In fact, the state argues that these requirements are necessary as a means to protect the woman’s health, yet their own law would actually increase their risk of injury if their experts are to be believed. The state says:
Contrary to Plaintiffs’ assertions, termination of pregnancy is not a benign medical procedure. In some cases, serious complications, even life-threatening ones, arise and necessitate optimal and evidence-based treatment….Given the frequency of short-term complications from abortion (2-10%), follow-up medical care is often needed on an urgent basis to treat infection, bleeding, or organ damage. If recognized and attended to promptly, long-term consequences can be minimized. Often, though, abortion procedures are performed in freestanding clinics during weekday hours and complications are managed in urgent care centers or emergency departments after hours or on weekends.
The state does not address how pregnancy terminations being performed by private doctors in private offices, which would also be likely to occur during regular weekday hours, would be any different, especially since the doctors performing those abortions would not be required to have admitting privileges under the law. As Center for Reproductive Rights’ President Nancy Northup explained back in July:
“If they [the state] feel that every doctor in the state of Mississippi should have admitting privileges in a hospital, OK. Pass that broad law that will apply to all doctors in the state. If they think all OB-GYNs in the state should have admitting privileges to the hospitals, that’s another thing.”
Clearly, the state doesn’t want all OB’s to be required to have admitting privileges, especially in the face of a shortage of providers. What they want is a specific way to eliminate as many abortions as possible, and are using legislation targeting what they dub “itinerant” surgeons.
Dr. Thorp concludes that “H.B. 1390 is medically necessary to prevent itinerant surgeons like Dr. Parker from being allowed to abandon his patients if complications arise and emergency follow-up intervention is necessary. Mississippi women expect and deserve to receive responsible medical services which conform to accepted standards of care in medicine, not substandard care offered by itinerant surgeons who lack both board certification and hospital privileges.”
(Note: the use of “both” is deliberate, as the doctors are already board certified.)

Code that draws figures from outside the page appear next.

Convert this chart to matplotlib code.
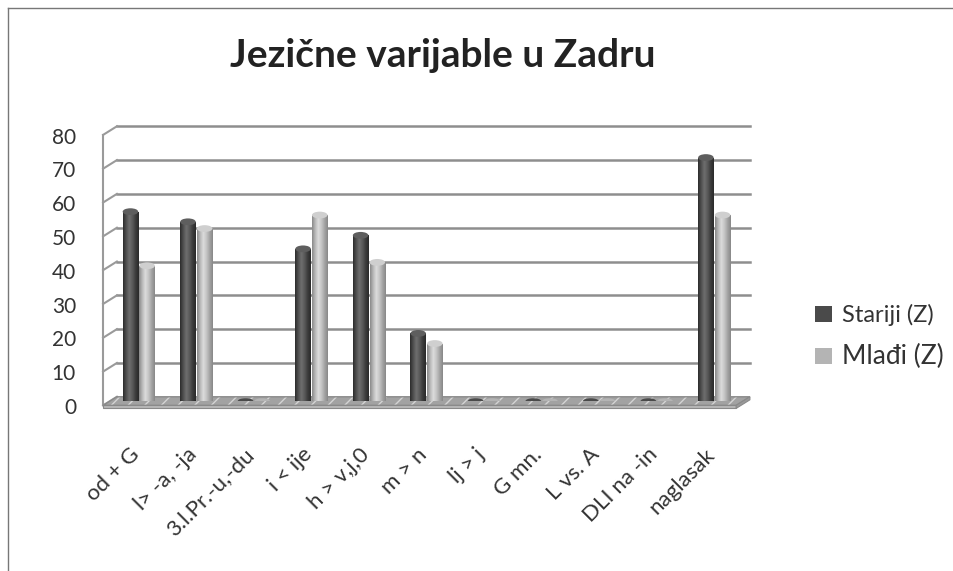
import matplotlib
matplotlib.use("Agg")
import matplotlib.pyplot as plt
import numpy as np
from matplotlib.patches import Ellipse, Polygon
from matplotlib.colors import LinearSegmentedColormap
from matplotlib.lines import Line2D

plt.rcParams['font.family'] = ['Lato', 'DejaVu Sans']

categories = ['od + G', 'l> -a, -ja', '3.l.Pr.-u,-du', 'i < ije', 'h > v,j,0',
              'm > n', 'lj > j', 'G mn.', 'L vs. A', 'DLI na -in', 'naglasak']
stariji = [56, 53, 0, 45, 49, 20, 0, 0, 0, 0, 72]
mladi = [40, 51, 0, 55, 41, 17, 0, 0, 0, 0, 55]
series_names = ['Stariji (Z)', 'Mlađi (Z)']
yticks = list(range(0, 81, 10))

W, H = 954, 571
fig = plt.figure(figsize=(W / 100, H / 100), dpi=100)
ax = fig.add_axes([110 / W, (H - 401) / H, 633 / W, (401 - 130.5) / H])
ax.set_xlim(-0.5, 10.5)
ax.set_ylim(0, 80)
ax.set_axis_off()

x = np.arange(len(categories))
bw = 0.27
off = 0.145

dark_cmap = LinearSegmentedColormap.from_list(
    'd', ['#2c2c2c', '#505050', '#6e6e6e', '#5a5a5a', '#3c3c3c', '#2a2a2a'])
light_cmap = LinearSegmentedColormap.from_list(
    'l', ['#8a8a8a', '#b8b8b8', '#dcdcdc', '#c4c4c4', '#a4a4a4', '#888888'])

# back wall grid + left wall
dz = 1.25
for v in yticks[1:]:
    ax.plot([-0.38, 10.62], [v + dz, v + dz], color='#8e8e8e', lw=1.8,
            clip_on=False, zorder=1)
for v in yticks:
    ax.plot([-0.62, -0.38], [v - 1.3, v + dz], color='#9a9a9a', lw=1.5,
            clip_on=False, zorder=1)
ax.plot([-0.62, -0.62], [-1.3, 78.7], color='#9a9a9a', lw=1.5,
        clip_on=False, zorder=1)

# floor
floor_pts = [(-0.62, -1.3), (10.38, -1.3), (10.62, dz), (-0.38, dz)]
ax.add_patch(Polygon(floor_pts, closed=True, facecolor='#a2a2a2',
                     edgecolor='#d4d4d4', hatch='//', lw=0, clip_on=False, zorder=1.5))
ax.add_patch(Polygon(floor_pts, closed=True, fill=False, edgecolor='#8a8a8a', lw=1,
                     clip_on=False, zorder=1.6))
ax.add_patch(Polygon([(-0.62, -1.3), (10.38, -1.3), (10.38, -2.2), (-0.62, -2.2)],
                     closed=True, facecolor='#b8b8b8', edgecolor='#8a8a8a', lw=0.8,
                     clip_on=False, zorder=1.6))
ax.add_patch(Polygon([(10.38, -1.3), (10.62, dz), (10.62, dz - 0.9), (10.38, -2.2)],
                     closed=True, facecolor='#9a9a9a', edgecolor='#8a8a8a', lw=0.8,
                     clip_on=False, zorder=1.6))

grad = np.linspace(0, 1, 64).reshape(1, -1)
handles = []
for vals, shift, cmap, base, cap in [(stariji, -off, dark_cmap, '#4a4a4a', '#5e5e5e'),
                                      (mladi, off, light_cmap, '#b4b4b4', '#cfcfcf')]:
    bars = ax.bar(x + shift, vals, width=bw, color=base, zorder=3)
    handles.append(bars)
    for b, v in zip(bars.patches, vals):
        cx = b.get_x() + b.get_width() / 2
        if v > 0:
            im = ax.imshow(grad, extent=[b.get_x(), b.get_x() + b.get_width(), 0, v],
                           aspect='auto', cmap=cmap, zorder=3.1)
            im.set_clip_path(b)
            ax.add_patch(Ellipse((cx, v), bw, 2.0, facecolor=cap,
                                 edgecolor='none', zorder=3.2))
        else:
            ax.add_patch(Ellipse((cx, v), bw, 1.6, facecolor=base,
                                 edgecolor='none', zorder=3.2))
ax.set_xlim(-0.5, 10.5)
ax.set_ylim(0, 80)

# y tick labels (front plane)
for v in yticks:
    ax.text(-0.0537, v - 2.1, str(v), transform=ax.get_yaxis_transform(),
            ha='right', va='center', fontsize=15, color='#333333')

# x tick labels
for xi, lab in zip(x, categories):
    ax.text(xi - 0.17, -12.8, lab, rotation=45, rotation_mode='anchor',
            ha='right', va='top', fontsize=16, color='#333333')

fig.text(443 / W, (H - 67) / H, 'Jezične varijable u Zadru', ha='center',
         va='baseline', fontsize=28, fontweight='bold', color='#222222')

leg = fig.legend(handles, series_names, loc='upper left',
                 bbox_to_anchor=(794 / W, (H - 283) / H), frameon=False,
                 handlelength=0.7, handleheight=0.7, handletextpad=0.45,
                 labelspacing=0.75, fontsize=17)
leg.get_texts()[1].set_fontsize(19)
for t in leg.get_texts():
    t.set_color('#333333')

fig.add_artist(Line2D([8 / W, 8 / W], [0, (H - 8) / H], color='#777777', lw=1))
fig.add_artist(Line2D([8 / W, 1], [(H - 8) / H, (H - 8) / H], color='#777777', lw=1))

fig.savefig('out.png', dpi=100, facecolor='white')
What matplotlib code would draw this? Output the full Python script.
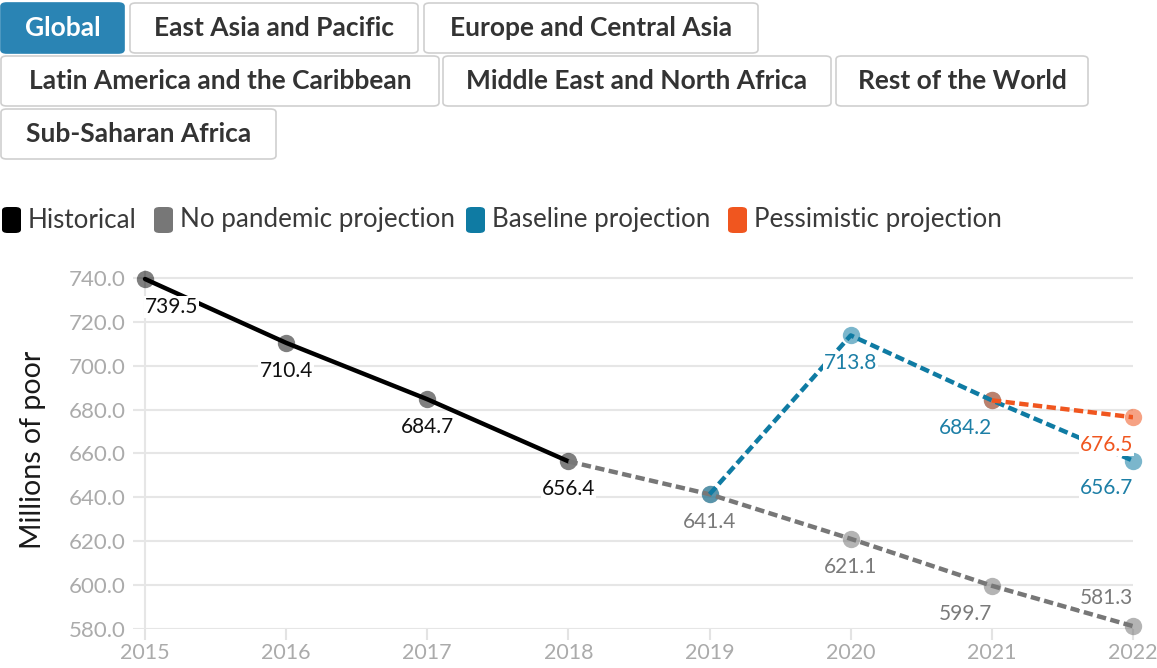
import matplotlib
matplotlib.use("Agg")
import matplotlib.pyplot as plt
from matplotlib.patches import FancyBboxPatch

# data
regions = ["Global", "East Asia and Pacific", "Europe and Central Asia",
           "Latin America and the Caribbean", "Middle East and North Africa",
           "Rest of the World", "Sub-Saharan Africa"]

hist_years = [2015, 2016, 2017, 2018]
hist_vals = [739.5, 710.4, 684.7, 656.4]

nopand_years = [2018, 2019, 2020, 2021, 2022]
nopand_vals = [656.4, 641.4, 621.1, 599.7, 581.3]

base_years = [2019, 2020, 2021, 2022]
base_vals = [641.4, 713.8, 684.2, 656.7]

pess_years = [2021, 2022]
pess_vals = [684.2, 676.5]

series_names = ["Historical", "No pandemic projection", "Baseline projection", "Pessimistic projection"]
year_ticks = list(range(2015, 2023))
y_ticks = list(range(580, 741, 20))

BLACK = "#000000"
GREY = "#777777"
BLUE = "#0f7ba3"
ORANGE = "#f0561f"
BTN_BLUE = "#2a84b4"

W, H = 1157, 668
plt.rcParams["font.family"] = ["Lato", "DejaVu Sans"]

fig = plt.figure(figsize=(W / 100, H / 100), dpi=100)


def fx(x):
    return x / W


def fy(y):
    return 1 - y / H


# region buttons (pixel boxes: left, top, right, bottom)
btn_boxes = [(1, 3, 124, 53), (130, 3, 418, 53), (424, 3, 758, 53),
             (1, 56, 439, 106), (443, 56, 831, 106), (836, 56, 1088, 106),
             (1, 109, 276, 159)]
for name, (l, t, r, b) in zip(regions, btn_boxes):
    active = name == "Global"
    box = FancyBboxPatch((fx(l), fy(b)), fx(r - l), (b - t) / H,
                         boxstyle="round,pad=0,rounding_size=0.005",
                         transform=fig.transFigure,
                         facecolor=BTN_BLUE if active else "white",
                         edgecolor=BTN_BLUE if active else "#cfcfcf", lw=1.2)
    fig.patches.append(box)
    fig.text(fx((l + r) / 2), fy((t + b) / 2), name, ha="center", va="center",
             fontsize=19, fontweight="bold",
             color="white" if active else "#333333")

# legend
leg_colors = [BLACK, GREY, BLUE, ORANGE]
leg_x = [2, 154, 466, 728]
for name, c, x in zip(series_names, leg_colors, leg_x):
    sq = FancyBboxPatch((fx(x), fy(233)), fx(19), 26 / H,
                        boxstyle="round,pad=0,rounding_size=0.005",
                        transform=fig.transFigure, facecolor=c, edgecolor="none")
    fig.patches.append(sq)
    fig.text(fx(x + 26), fy(220), name, ha="left", va="center",
             fontsize=18.7, color="#3a3a3a")

# chart
ax = fig.add_axes([fx(133), fy(629), fx(1133 - 133), (629 - 270) / H])
ax.set_xlim(2015 - 12 / 141, 2022)
ax.set_ylim(580, 743.6)

ax.plot(hist_years, hist_vals, color=BLACK, lw=3.2, zorder=4, solid_capstyle="round")
ax.plot(nopand_years, nopand_vals, color=GREY, lw=3.2, dashes=(2.1, 1.0), zorder=4)
ax.plot(base_years, base_vals, color=BLUE, lw=3.2, dashes=(2.1, 1.0), zorder=4)
ax.plot(pess_years, pess_vals, color=ORANGE, lw=3.2, dashes=(2.1, 1.0), zorder=4)

ax.plot(hist_years, hist_vals, "o", ms=12.5, color=BLACK, alpha=0.5, mec="none", zorder=3, clip_on=False)
ax.plot(nopand_years[1:], nopand_vals[1:], "o", ms=12.5, color=GREY, alpha=0.55, mec="none", zorder=3, clip_on=False)
ax.plot(base_years, base_vals, "o", ms=12.5, color=BLUE, alpha=0.55, mec="none", zorder=3, clip_on=False)
ax.plot(pess_years, pess_vals, "o", ms=12.5, color=ORANGE, alpha=0.55, mec="none", zorder=3, clip_on=False)


def label(x, v, color, above=False):
    ha = "center"
    if x == 2015:
        ha = "left"
    elif x >= 2021:
        ha = "right"
    dy = 20 if above else -20
    ax.annotate(f"{v:.1f}", (x, v), xytext=(0, dy), textcoords="offset points",
                ha=ha, va="center", fontsize=15, color=color, zorder=5,
                bbox=dict(boxstyle="square,pad=0.05", fc="white", ec="none"))


for x, v in zip(hist_years, hist_vals):
    label(x, v, "#111111")
for x, v in zip(nopand_years[1:], nopand_vals[1:]):
    label(x, v, "#7a7a7a", above=(x == 2022))
for x, v in zip(base_years[1:], base_vals[1:]):
    label(x, v, "#1d7fa6")
label(pess_years[-1], pess_vals[-1], ORANGE)

ax.set_yticks(y_ticks)
ax.set_yticklabels([f"{v:.1f}" for v in y_ticks])
ax.set_xticks(year_ticks)
ax.set_xticklabels([str(y) for y in year_ticks])
ax.grid(axis="y", color="#e6e6e6", lw=1.5, zorder=0)
ax.axvline(2015, color="#e6e6e6", lw=1.5, zorder=0)
for s in ax.spines.values():
    s.set_visible(False)
ax.tick_params(axis="y", length=0, pad=5, labelsize=16, labelcolor="#ababab")
ax.tick_params(axis="x", length=8, width=1.5, color="#e3e3e3", pad=2,
               labelsize=15.5, labelcolor="#ababab")
ax.set_ylabel("Millions of poor", fontsize=20.5, color="#1a1a1a")
ax.yaxis.set_label_coords((46 - 133) / 1000, 0.5)

fig.savefig("out.png", dpi=100)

If Dr. Thorp’s statement sounds familiar, you may recognize it from Phyllis Schlafly, although her problem with “itinerant surgeons” was that by allowing other hospital staff to perform follow-up in the event of a complication, that makes a taxpayer who helps fund the hospital through his or her taxes complicit in the act of an abortion.
The state of Mississipi’s rationale for revoking the injunction is as unsupported and misleading as is their TRAP law in the first place, something that is unsurprising once you learn that Operation Rescue was involved in the development and drafting of the bill. The justifications provided in the 35-page report that assert the bill protects women who terminate their pregnancy shows that by making a requirement that applies only to the clinic and encouraging women to go to private doctors instead who do not need to use the same safety standards, the law does no such thing. In fact, by setting more roadblocks and a limit to the number of procedures those seeking terminations will receive them even later, something that could increase the possibility for medical complications.
What the law would do if enforced, however, is make abortion accessible only to women with insurance, good connections to a doctor who can do a termination, and money to pay for a more expensive private office or hospital procedure.
In other words, it takes them right back to where they were before Roe v. Wade was decided. Just as they intend it to.